Brad Fitzpatrick (bradfitz) wrote in lj_maintenance,
Problem Summary

Problem 1
With HSRP, you're not supposed to leave your switch in auto-sensing mode on the ports where the two gateways are plugged into. We could normally telnet into the switch and fix it, but the recent reset of the switch (when we installed) destroyed those settings, so we only have serial port access. Sub problem: I'm in Portland and Evan doesn't have a car (or a cellphone... so I can never get ahold of him). I think Evan will be going today, then our connection to the net will be fast again. Right now the switch is auto-detecting the port speed wrong, so we're not actually getting a 100 Mbps full-duplex connection like we're supposed to be.

Problem 2
There is 1 master database and 4 slave databases.
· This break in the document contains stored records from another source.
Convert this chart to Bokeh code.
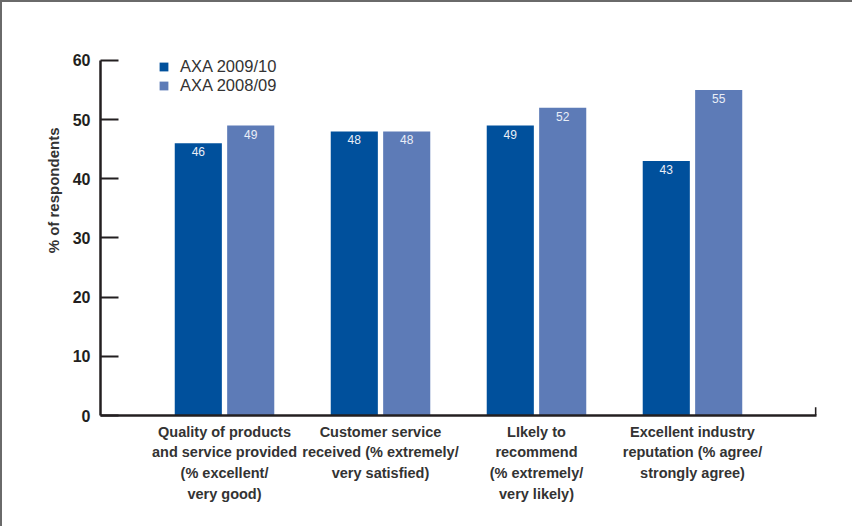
import math
from bokeh.plotting import figure
from bokeh.models import ColumnDataSource, FixedTicker, Legend, LegendItem, Title
from bokeh.transform import dodge
from bokeh.core.properties import value
from bokeh.embed import file_html
from bokeh.resources import INLINE

categories = [
    "Quality of products\nand service provided\n(% excellent/\nvery good)",
    "Customer service\nreceived (% extremely/\nvery satisfied)",
    "LIkely to\nrecommend\n(% extremely/\nvery likely)",
    "Excellent industry\nreputation (% agree/\nstrongly agree)",
]
axa_2009_10 = [46, 48, 49, 43]
axa_2008_09 = [49, 48, 52, 55]
series_names = ["AXA 2009/10", "AXA 2008/09"]
y_ticks = [0, 10, 20, 30, 40, 50, 60]
y_title = "% of respondents"

DARK = "#00509c"
LIGHT = "#5d7bb7"
AXIS = "#231f20"
TEXT = "#333333"
FONT = "Liberation Sans"

idx = list(range(len(categories)))
src = ColumnDataSource(dict(
    x=idx,
    a=axa_2009_10,
    b=axa_2008_09,
    la=[str(v) for v in axa_2009_10],
    lb=[str(v) for v in axa_2008_09],
))

x_end = len(categories) - 1 + 0.795
p = figure(width=852, height=526, output_backend="svg", toolbar_location=None,
           x_range=(-0.795, x_end), y_range=(0, 61.183),
           min_border_left=98, min_border_right=38, min_border_top=51,
           min_border_bottom=113)
p.styles = {"border-top": "2px solid #6a6a6a", "border-left": "2px solid #6a6a6a"}
p.outline_line_color = None
p.grid.grid_line_color = None
p.background_fill_color = "white"
p.border_fill_color = "white"

off = 0.168
w = 0.302
r1 = p.vbar(x=dodge("x", -off, range=p.x_range), top="a", width=w, source=src,
            fill_color=DARK, line_color=None)
r2 = p.vbar(x=dodge("x", off, range=p.x_range), top="b", width=w, source=src,
            fill_color=LIGHT, line_color=None)

for col, lab, o in (("a", "la", -off), ("b", "lb", off)):
    p.text(x=dodge("x", o, range=p.x_range), y=col, text=lab, source=src,
           text_align="center", text_baseline="top", y_offset=4,
           text_color="#e9eef7", text_font=value(FONT), text_font_size="12px")

# end tick of the category axis
p.segment(x0=[x_end - 0.004], y0=[0], x1=[x_end - 0.004], y1=[1.4],
          line_color=AXIS, line_width=2)

# y axis
ya = p.yaxis[0]
ya.ticker = FixedTicker(ticks=y_ticks)
ya.bounds = (y_ticks[0], y_ticks[-1])
ya.axis_line_color = AXIS
ya.axis_line_width = 2.5
ya.major_tick_line_color = AXIS
ya.major_tick_line_width = 2
ya.major_tick_in = 18
ya.major_tick_out = 0
ya.minor_tick_line_color = None
ya.major_label_standoff = 10
ya.major_label_text_font = FONT
ya.major_label_text_font_style = "bold"
ya.major_label_text_font_size = "16px"
ya.major_label_text_color = AXIS

# x axis
xa = p.xaxis[0]
xa.ticker = FixedTicker(ticks=idx)
xa.major_label_overrides = {i: c for i, c in zip(idx, categories)}
xa.axis_line_color = AXIS
xa.axis_line_width = 2.5
xa.major_tick_line_color = None
xa.major_tick_in = 0
xa.major_tick_out = 0
xa.minor_tick_line_color = None
xa.major_label_standoff = 8
xa.major_label_text_font = FONT
xa.major_label_text_font_style = "bold"
xa.major_label_text_font_size = "14.5px"
xa.major_label_text_color = TEXT
xa.major_label_text_line_height = 1.3

# y axis title
p.add_layout(Title(text=y_title, align="right", offset=74, standoff=15,
                   text_font=FONT, text_font_style="bold",
                   text_font_size="15px", text_color=TEXT), "left")

legend = Legend(items=[LegendItem(label=series_names[0], renderers=[r1]),
                       LegendItem(label=series_names[1], renderers=[r2])],
                location=(58, 320), orientation="vertical")
legend.background_fill_alpha = 0
legend.border_line_color = None
legend.padding = 0
legend.margin = 0
legend.spacing = 0
legend.glyph_width = 11
legend.glyph_height = 11
legend.label_height = 19
legend.label_standoff = 11
legend.label_text_font = FONT
legend.label_text_font_size = "16.5px"
legend.label_text_color = TEXT
p.add_layout(legend)

open("out.html", "w").write(file_html(p, INLINE))
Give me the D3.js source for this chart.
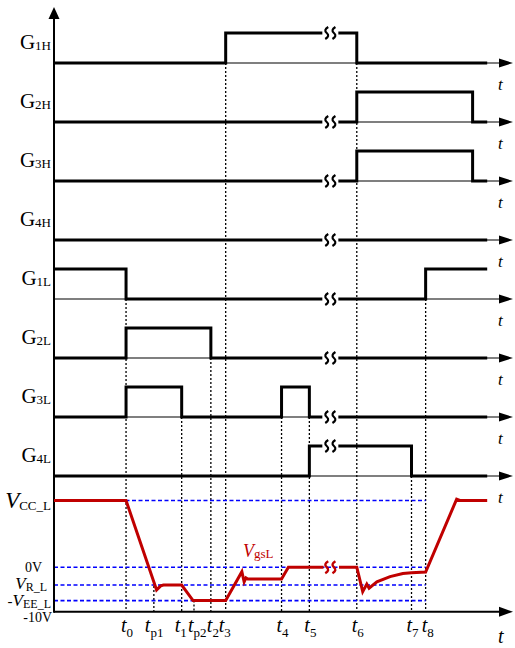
<!DOCTYPE html>
<html>
<head>
<meta charset="utf-8">
<title>gate timing</title>
<script src="https://cdnjs.cloudflare.com/ajax/libs/d3/7.8.5/d3.min.js"></script>
<style>
  body { margin: 0; background: #fff; }
  svg { display: block; font-family: 'Liberation Serif', 'Times New Roman', serif; }
</style>
</head>
<body>
<svg id="svg" width="515" height="648"></svg>
<script>
// time runs 0..100 in arbitrary units, the axis break sits at breakAt
const tickNames = ['0', 'p1', '1', 'p2', '2', '3', '4', '5', '6', '7', '8'];
const tickTimes = [15.8, 21.9, 28.0, 30.7, 34.4, 37.65, 49.9, 56.0, 66.4, 78.4, 81.5];
const tickFromRow = [4, null, 6, null, 5, 0, 6, 6, 0, 7, 4]; // null = starts on the Vgs curve

const gateNames = ['1H', '2H', '3H', '4H', '1L', '2L', '3L', '4L'];
const gateStart = [0, 0, 0, 0, 1, 0, 0, 0];
const gateEdges = [
  [37.65, 66.4],
  [66.4, 91.8],
  [66.4, 91.8],
  [],
  [15.8, 81.5],
  [15.8, 34.4],
  [15.8, 28.0, 49.9, 56.0],
  [56.0, 78.4]
];
const gateEnd = 95;
const breakAt = 60.6;

// V_gsL trace, null marks the break
const vgsTime = [0, 15.8, 22.5, 23.4, 24.0, 28.0, 30.5, 37.65, 41.2, 41.7, 42.1, 42.5, 49.9, 51.4, 59.1, 60.6, 62.5, 66.4, 67.7, 68.6, 69.1, 70.8, 73.7, 76.5, 78.4, 81.5, 88.3, 89.0, 95];
const vgsVolt = [15, 15, -5.1, -4.2, -4, -4, -7.5, -7.5, -1.0, -3.3, -2.4, -2.65, -2.65, 0, 0, null, 0, 0, -5.5, -3.8, -4.7, -3.3, -2.1, -1.4, -1.25, -1.1, 15.3, 15, 15];

const levelMain = ['V', '0V', 'V', '-V', '-10V'];
const levelSub = ['CC_L', '', 'R_L', 'EE_L', ''];
const levelVolt = [15, 0, -4, -7.5, -10];

const svg = d3.select('#svg');
const x = d3.scaleLinear().domain([0, 100]).range([54, 510]);
const rowY = d3.scaleLinear().domain([0, 7]).range([63, 476]);
const lvl = d3.scaleLinear().domain([0, 1]).range([0, -30]);
const vY = d3.scaleLinear().domain([-10, 15]).range([611.7, 500.5]);
const red = '#c00000';

const vgs = vgsTime.map((t, i) => [t, vgsVolt[i]]);
function vgsAt(t) {
  const pts = vgs.filter(d => d[1] !== null);
  const i = d3.bisector(d => d[0]).right(pts, t);
  const a = pts[i - 1], b = pts[i];
  return a[1] + (b[1] - a[1]) * (t - a[0]) / (b[0] - a[0]);
}

function squiggle(g, cx, yb, color, w) {
  g.append('path')
    .attr('d', `M${cx + 1.5},${yb - 6}Q${cx - 3.5},${yb - 3} ${cx},${yb}Q${cx + 3.5},${yb + 3} ${cx - 1.5},${yb + 6}`)
    .attr('fill', 'none').attr('stroke', color).attr('stroke-width', w);
}

// black dotted guides
svg.append('g').selectAll('line')
  .data(tickTimes)
  .join('line')
  .attr('x1', d => x(d)).attr('x2', d => x(d))
  .attr('y1', (d, i) => tickFromRow[i] === null ? vY(vgsAt(d)) : rowY(tickFromRow[i]))
  .attr('y2', vY(-10))
  .attr('stroke', '#000').attr('stroke-width', 1.3).attr('stroke-dasharray', '2,2');

// blue dashed voltage levels
svg.append('g').selectAll('line')
  .data(levelVolt.slice(0, 4))
  .join('line')
  .attr('x1', x(0)).attr('x2', x(tickTimes[10]))
  .attr('y1', d => vY(d)).attr('y2', d => vY(d))
  .attr('stroke', '#0000ff').attr('stroke-width', 1.6).attr('stroke-dasharray', '4,2.5');

// gate rows
const rows = svg.append('g');
gateNames.forEach((name, r) => {
  const y0 = rowY(r);
  rows.append('line').attr('x1', x(0)).attr('x2', x(100) - 6).attr('y1', y0).attr('y2', y0)
    .attr('stroke', '#000').attr('stroke-width', 1.2);
  rows.append('path').attr('d', `M${x(100) + 3},${y0}L${x(100) - 11},${y0 - 4.5}L${x(100) - 11},${y0 + 4.5}Z`);
  rows.append('text').attr('x', x(100) - 12).attr('y', y0 + 27)
    .attr('font-size', 17).attr('font-style', 'italic').text('t');

  let s = gateStart[r];
  const pts = [[0, s]];
  gateEdges[r].forEach(t => { s = 1 - s; pts.push([t, s]); });
  pts.push([gateEnd, s]);
  rows.append('path')
    .attr('d', d3.line().x(d => x(d[0])).y(d => y0 + lvl(d[1])).curve(d3.curveStepAfter)(pts))
    .attr('fill', 'none').attr('stroke', '#000').attr('stroke-width', 3);

  // break
  const lv = pts.filter(d => d[0] <= breakAt).pop()[1];
  const yb = y0 + lvl(lv);
  rows.append('rect').attr('x', x(breakAt) - 8).attr('y', yb - 3).attr('width', 16).attr('height', 6).attr('fill', '#fff');
  squiggle(rows, x(breakAt) - 3.6, yb, '#000', 2.2);
  squiggle(rows, x(breakAt) + 3.6, yb, '#000', 2.2);

  const lab = rows.append('text').attr('x', 51).attr('y', y0 - 14).attr('text-anchor', 'end');
  lab.append('tspan').attr('font-size', 21).text('G');
  lab.append('tspan').attr('font-size', 13).attr('dy', 1).text(name);
});

// main axes
svg.append('line').attr('x1', x(0)).attr('x2', x(0)).attr('y1', vY(-10) + 1).attr('y2', 16)
  .attr('stroke', '#000').attr('stroke-width', 2);
svg.append('path').attr('d', `M${x(0)},7L${x(0) - 5.5},19L${x(0) + 5.5},19Z`);
svg.append('line').attr('x1', x(0)).attr('x2', x(100) - 6).attr('y1', vY(-10)).attr('y2', vY(-10))
  .attr('stroke', '#000').attr('stroke-width', 2);
svg.append('path').attr('d', `M${x(100) + 3},${vY(-10)}L${x(100) - 11},${vY(-10) - 5}L${x(100) - 11},${vY(-10) + 5}Z`);
svg.append('text').attr('x', x(100) - 12).attr('y', 643).attr('font-size', 20).attr('font-style', 'italic').text('t');

// V_gsL curve
svg.append('path')
  .attr('d', d3.line().defined(d => d[1] !== null).x(d => x(d[0])).y(d => vY(d[1]))(vgs))
  .attr('fill', 'none').attr('stroke', red).attr('stroke-width', 3).attr('stroke-linejoin', 'miter');
squiggle(svg, x(breakAt) - 3.6, vY(0), red, 2.4);
squiggle(svg, x(breakAt) + 3.6, vY(0), red, 2.4);
const vl = svg.append('text').attr('x', 243).attr('y', 557).attr('fill', red);
vl.append('tspan').attr('font-size', 18).attr('font-style', 'italic').text('V');
vl.append('tspan').attr('font-size', 13).attr('dy', 1).text('gsL');

// voltage labels
const labRight = [51, 42, 47, 51, 52];
const labDy = [7.5, 4.5, 4, 5.5, 10];
const labSize = [23, 14, 17, 17, 14];
levelMain.forEach((m, i) => {
  const t = svg.append('text').attr('x', labRight[i]).attr('y', vY(levelVolt[i]) + labDy[i]).attr('text-anchor', 'end');
  if (levelSub[i]) {
    if (m.startsWith('-')) t.append('tspan').attr('font-size', 15).text('-');
    t.append('tspan').attr('font-size', labSize[i]).attr('font-style', 'italic').text('V');
    t.append('tspan').attr('font-size', i === 0 ? 13 : 12).attr('dy', 1.5).text(levelSub[i]);
  } else {
    t.append('tspan').attr('font-size', labSize[i]).text(m);
  }
});

// time tick labels, start offsets from the guide line
const nudge = { '0': -5, 'p1': -9, '1': -7, 'p2': -6, '2': -4, '3': -7, '8': -4 };
tickNames.forEach((n, i) => {
  const t = svg.append('text').attr('x', x(tickTimes[i]) + (nudge[n] !== undefined ? nudge[n] : -5)).attr('y', 632);
  t.append('tspan').attr('font-size', 20).attr('font-style', 'italic').text('t');
  t.append('tspan').attr('font-size', 13).attr('dy', 5).text(n);
});
</script>
</body>
</html>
The master records a log of everything it does in a file. When that log file gets to be a gig or so, it increments its count and moves on to the next file. Slave databases read those files in order. When all slaves are done with a file, we have a script to detect that and purge those old logs so that partition on the master database doesn't fill up.

Sub problems:
-- there was a bug in the script (my fault) so it didn't purge old logs in a certain scenario which shouldn't happen but did and I should've anticipated it.
-- dormando hadn't got netsaint running on the new bitch box now that kenny (our old bitch box) is now a slave db server. thus, we didn't even know the binlog partition on cartman was almost full.

The solution to problem 2 was that we had to stop everything, resync everything (slow as hell), and then start everything back up. What a pain.

Problem 1 will be fixed as soon as Evan gets down to Internap. I'm going to get Sherm an Internap badge too so he can do these sorts of things in the future (and he has a car too).